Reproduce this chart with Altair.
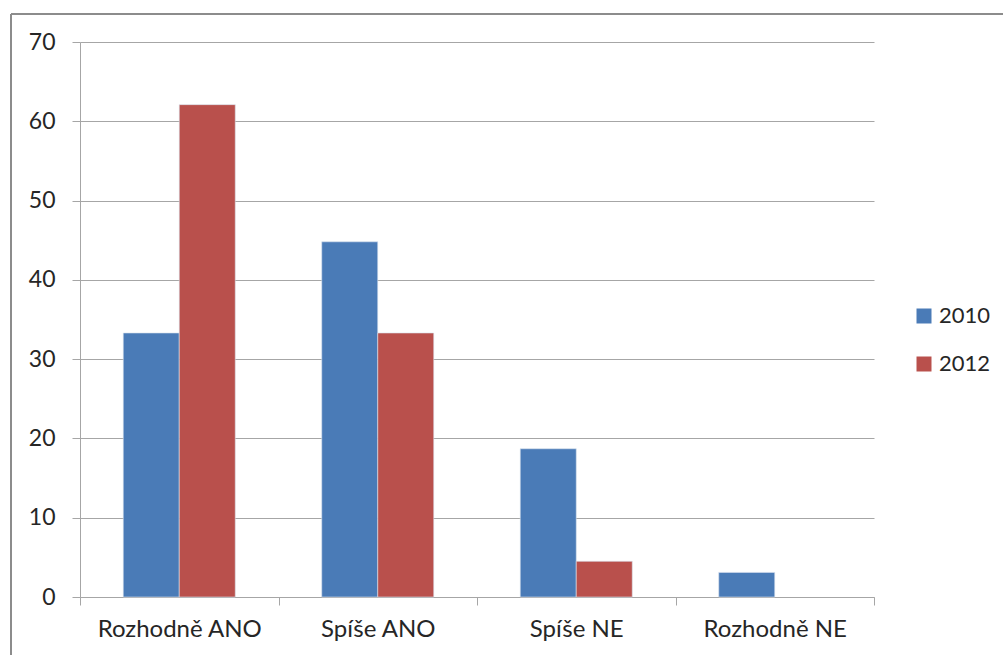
import altair as alt
import pandas as pd

categories = ["Rozhodně ANO", "Spíše ANO", "Spíše NE", "Rozhodně NE"]
years = ["2010", "2012"]
values_2010 = [33.3, 44.8, 18.7, 3.1]
values_2012 = [62.1, 33.3, 4.5, 0.0]
y_ticks = [0, 10, 20, 30, 40, 50, 60, 70]
colors = ["#4A7BB7", "#B9504C"]

rows = []
for c, a, b in zip(categories, values_2010, values_2012):
    rows.append({"category": c, "year": years[0], "value": a})
    rows.append({"category": c, "year": years[1], "value": b})
df = pd.DataFrame(rows)

FONT = "Lato"
GRAY = "#a6a6a6"
TEXT = "#262626"

bars = alt.Chart(df).mark_bar(strokeWidth=1).encode(
    x=alt.X("category:N", sort=categories,
            scale=alt.Scale(paddingInner=0, paddingOuter=0),
            axis=alt.Axis(title=None, labelAngle=0, tickBand="extent", grid=False,
                          domainColor=GRAY, tickColor=GRAY, tickSize=8,
                          labelFontSize=24, labelFont=FONT, labelColor=TEXT,
                          labelPadding=12)),
    xOffset=alt.XOffset("year:N", sort=years,
                        scale=alt.Scale(paddingInner=0, paddingOuter=0.772)),
    y=alt.Y("value:Q", scale=alt.Scale(domain=[0, 70], nice=False),
            axis=alt.Axis(title=None, values=y_ticks, grid=True, gridColor=GRAY,
                          domainColor=GRAY, tickColor=GRAY, tickSize=8,
                          labelFontSize=23, labelFont=FONT, labelColor=TEXT,
                          labelPadding=17)),
    color=alt.Color("year:N", sort=years,
                    scale=alt.Scale(domain=years, range=colors),
                    legend=alt.Legend(title=None, orient="none", legendX=833, legendY=263,
                                      symbolType="square", symbolSize=225,
                                      symbolStrokeWidth=0,
                                      labelFontSize=22, labelFont=FONT, labelColor=TEXT,
                                      rowPadding=26, labelOffset=4)),
    stroke=alt.condition(alt.datum.value > 0, alt.value("#dbe3ee"), alt.value(None)),
    strokeOpacity=alt.value(0.6),
)

border_df = pd.DataFrame({"k": [0]})
top_border = alt.Chart(border_df).mark_rule(color="#8c8c8c", strokeWidth=2).encode(
    x=alt.value(-69), x2=alt.value(940), y=alt.value(-28)
)
left_border = alt.Chart(border_df).mark_rule(color="#8c8c8c", strokeWidth=2).encode(
    x=alt.value(-69), y=alt.value(-28), y2=alt.value(640)
)

chart = alt.layer(bars, top_border, left_border).properties(
    width=794, height=555,
    padding={"left": 80, "top": 42, "right": 129, "bottom": 58},
    autosize=alt.AutoSizeParams(type="none"),
    background="white",
).configure_view(stroke=None)

chart.save("out.html", embed_options={"renderer": "svg", "actions": False})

What the task asks
Give back the whole listing as it stands, minus its pictures.

Exercise result
Reproduce this chart with Altair.
import altair as alt
import pandas as pd

categories = ["Rozhodně ANO", "Spíše ANO", "Spíše NE", "Rozhodně NE"]
years = ["2010", "2012"]
values_2010 = [33.3, 44.8, 18.7, 3.1]
values_2012 = [62.1, 33.3, 4.5, 0.0]
y_ticks = [0, 10, 20, 30, 40, 50, 60, 70]
colors = ["#4A7BB7", "#B9504C"]

rows = []
for c, a, b in zip(categories, values_2010, values_2012):
    rows.append({"category": c, "year": years[0], "value": a})
    rows.append({"category": c, "year": years[1], "value": b})
df = pd.DataFrame(rows)

FONT = "Lato"
GRAY = "#a6a6a6"
TEXT = "#262626"

bars = alt.Chart(df).mark_bar(strokeWidth=1).encode(
    x=alt.X("category:N", sort=categories,
            scale=alt.Scale(paddingInner=0, paddingOuter=0),
            axis=alt.Axis(title=None, labelAngle=0, tickBand="extent", grid=False,
                          domainColor=GRAY, tickColor=GRAY, tickSize=8,
                          labelFontSize=24, labelFont=FONT, labelColor=TEXT,
                          labelPadding=12)),
    xOffset=alt.XOffset("year:N", sort=years,
                        scale=alt.Scale(paddingInner=0, paddingOuter=0.772)),
    y=alt.Y("value:Q", scale=alt.Scale(domain=[0, 70], nice=False),
            axis=alt.Axis(title=None, values=y_ticks, grid=True, gridColor=GRAY,
                          domainColor=GRAY, tickColor=GRAY, tickSize=8,
                          labelFontSize=23, labelFont=FONT, labelColor=TEXT,
                          labelPadding=17)),
    color=alt.Color("year:N", sort=years,
                    scale=alt.Scale(domain=years, range=colors),
                    legend=alt.Legend(title=None, orient="none", legendX=833, legendY=263,
                                      symbolType="square", symbolSize=225,
                                      symbolStrokeWidth=0,
                                      labelFontSize=22, labelFont=FONT, labelColor=TEXT,
                                      rowPadding=26, labelOffset=4)),
    stroke=alt.condition(alt.datum.value > 0, alt.value("#dbe3ee"), alt.value(None)),
    strokeOpacity=alt.value(0.6),
)

border_df = pd.DataFrame({"k": [0]})
top_border = alt.Chart(border_df).mark_rule(color="#8c8c8c", strokeWidth=2).encode(
    x=alt.value(-69), x2=alt.value(940), y=alt.value(-28)
)
left_border = alt.Chart(border_df).mark_rule(color="#8c8c8c", strokeWidth=2).encode(
    x=alt.value(-69), y=alt.value(-28), y2=alt.value(640)
)

chart = alt.layer(bars, top_border, left_border).properties(
    width=794, height=555,
    padding={"left": 80, "top": 42, "right": 129, "bottom": 58},
    autosize=alt.AutoSizeParams(type="none"),
    background="white",
).configure_view(stroke=None)

chart.save("out.html", embed_options={"renderer": "svg", "actions": False})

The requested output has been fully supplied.